Direction – Set down the data below from its first line to the line holding "const ink = '#111';", inclusive; omit all pictures.

Supplied material –

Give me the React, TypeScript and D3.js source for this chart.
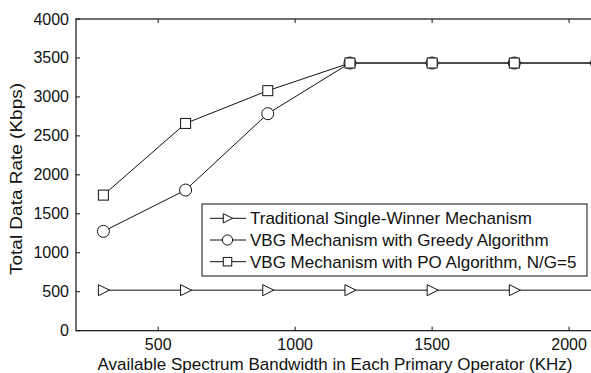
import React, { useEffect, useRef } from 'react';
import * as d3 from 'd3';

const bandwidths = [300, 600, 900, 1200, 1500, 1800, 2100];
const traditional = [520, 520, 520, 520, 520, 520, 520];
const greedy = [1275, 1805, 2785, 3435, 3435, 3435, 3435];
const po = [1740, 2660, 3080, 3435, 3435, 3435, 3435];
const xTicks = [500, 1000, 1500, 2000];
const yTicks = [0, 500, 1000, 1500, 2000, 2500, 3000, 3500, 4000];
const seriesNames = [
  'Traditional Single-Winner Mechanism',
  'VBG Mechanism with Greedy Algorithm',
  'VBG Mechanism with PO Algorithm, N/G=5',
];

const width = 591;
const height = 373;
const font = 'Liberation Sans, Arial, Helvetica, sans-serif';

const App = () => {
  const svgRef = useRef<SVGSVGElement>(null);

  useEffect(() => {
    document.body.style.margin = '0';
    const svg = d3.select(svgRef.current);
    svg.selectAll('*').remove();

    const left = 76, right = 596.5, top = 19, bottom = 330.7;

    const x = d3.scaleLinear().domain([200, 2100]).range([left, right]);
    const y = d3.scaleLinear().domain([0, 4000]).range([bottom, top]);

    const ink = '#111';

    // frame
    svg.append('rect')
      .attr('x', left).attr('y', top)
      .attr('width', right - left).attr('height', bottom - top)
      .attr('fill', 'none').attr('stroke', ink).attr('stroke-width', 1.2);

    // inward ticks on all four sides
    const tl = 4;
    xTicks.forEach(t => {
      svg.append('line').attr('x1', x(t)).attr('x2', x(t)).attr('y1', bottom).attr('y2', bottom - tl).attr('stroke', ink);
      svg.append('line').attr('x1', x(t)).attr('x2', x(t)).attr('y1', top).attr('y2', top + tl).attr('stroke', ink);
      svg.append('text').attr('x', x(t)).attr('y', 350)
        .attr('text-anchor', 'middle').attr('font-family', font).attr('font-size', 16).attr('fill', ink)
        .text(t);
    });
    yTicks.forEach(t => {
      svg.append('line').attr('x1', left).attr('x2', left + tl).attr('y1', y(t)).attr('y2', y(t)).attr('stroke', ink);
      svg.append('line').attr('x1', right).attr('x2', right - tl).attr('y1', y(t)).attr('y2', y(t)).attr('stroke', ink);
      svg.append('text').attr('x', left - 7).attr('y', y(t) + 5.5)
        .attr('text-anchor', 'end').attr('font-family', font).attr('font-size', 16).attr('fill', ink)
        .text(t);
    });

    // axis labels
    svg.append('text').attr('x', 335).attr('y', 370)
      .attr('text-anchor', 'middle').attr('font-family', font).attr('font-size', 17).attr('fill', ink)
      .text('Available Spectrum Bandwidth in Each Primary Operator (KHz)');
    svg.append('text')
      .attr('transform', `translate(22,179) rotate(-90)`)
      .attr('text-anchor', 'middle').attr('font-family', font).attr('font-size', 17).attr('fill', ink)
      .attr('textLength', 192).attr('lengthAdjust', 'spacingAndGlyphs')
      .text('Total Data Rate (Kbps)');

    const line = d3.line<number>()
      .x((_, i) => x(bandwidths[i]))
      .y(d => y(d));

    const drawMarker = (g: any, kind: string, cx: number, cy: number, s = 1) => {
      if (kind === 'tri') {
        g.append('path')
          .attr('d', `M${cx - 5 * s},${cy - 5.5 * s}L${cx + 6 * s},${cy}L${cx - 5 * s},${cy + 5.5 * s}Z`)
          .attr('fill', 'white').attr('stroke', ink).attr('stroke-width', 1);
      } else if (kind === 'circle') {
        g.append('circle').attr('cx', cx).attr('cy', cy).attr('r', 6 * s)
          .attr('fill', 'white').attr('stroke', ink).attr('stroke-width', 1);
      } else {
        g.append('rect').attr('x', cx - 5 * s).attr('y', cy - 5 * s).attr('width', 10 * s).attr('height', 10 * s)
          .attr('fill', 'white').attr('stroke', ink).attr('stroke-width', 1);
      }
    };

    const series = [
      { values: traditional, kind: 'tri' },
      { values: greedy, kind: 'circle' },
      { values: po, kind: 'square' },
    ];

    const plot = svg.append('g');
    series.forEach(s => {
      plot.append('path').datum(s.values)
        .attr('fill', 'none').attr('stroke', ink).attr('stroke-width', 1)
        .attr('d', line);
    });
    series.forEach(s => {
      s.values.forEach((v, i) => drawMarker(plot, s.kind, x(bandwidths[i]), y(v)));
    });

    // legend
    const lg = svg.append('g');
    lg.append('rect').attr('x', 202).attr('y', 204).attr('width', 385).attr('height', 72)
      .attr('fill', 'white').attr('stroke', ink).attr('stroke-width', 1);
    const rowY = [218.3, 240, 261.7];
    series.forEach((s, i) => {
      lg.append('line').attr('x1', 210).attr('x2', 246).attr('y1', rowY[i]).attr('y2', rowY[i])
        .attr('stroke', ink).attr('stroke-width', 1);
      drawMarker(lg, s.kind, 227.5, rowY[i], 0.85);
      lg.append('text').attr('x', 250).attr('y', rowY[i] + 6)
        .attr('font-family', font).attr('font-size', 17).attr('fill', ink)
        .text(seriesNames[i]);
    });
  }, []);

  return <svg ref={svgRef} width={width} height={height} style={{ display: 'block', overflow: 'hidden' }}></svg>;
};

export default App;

Finished exercise –
Give me the React, TypeScript and D3.js source for this chart.
import React, { useEffect, useRef } from 'react';
import * as d3 from 'd3';

const bandwidths = [300, 600, 900, 1200, 1500, 1800, 2100];
const traditional = [520, 520, 520, 520, 520, 520, 520];
const greedy = [1275, 1805, 2785, 3435, 3435, 3435, 3435];
const po = [1740, 2660, 3080, 3435, 3435, 3435, 3435];
const xTicks = [500, 1000, 1500, 2000];
const yTicks = [0, 500, 1000, 1500, 2000, 2500, 3000, 3500, 4000];
const seriesNames = [
  'Traditional Single-Winner Mechanism',
  'VBG Mechanism with Greedy Algorithm',
  'VBG Mechanism with PO Algorithm, N/G=5',
];

const width = 591;
const height = 373;
const font = 'Liberation Sans, Arial, Helvetica, sans-serif';

const App = () => {
  const svgRef = useRef<SVGSVGElement>(null);

  useEffect(() => {
    document.body.style.margin = '0';
    const svg = d3.select(svgRef.current);
    svg.selectAll('*').remove();

    const left = 76, right = 596.5, top = 19, bottom = 330.7;

    const x = d3.scaleLinear().domain([200, 2100]).range([left, right]);
    const y = d3.scaleLinear().domain([0, 4000]).range([bottom, top]);

    const ink = '#111';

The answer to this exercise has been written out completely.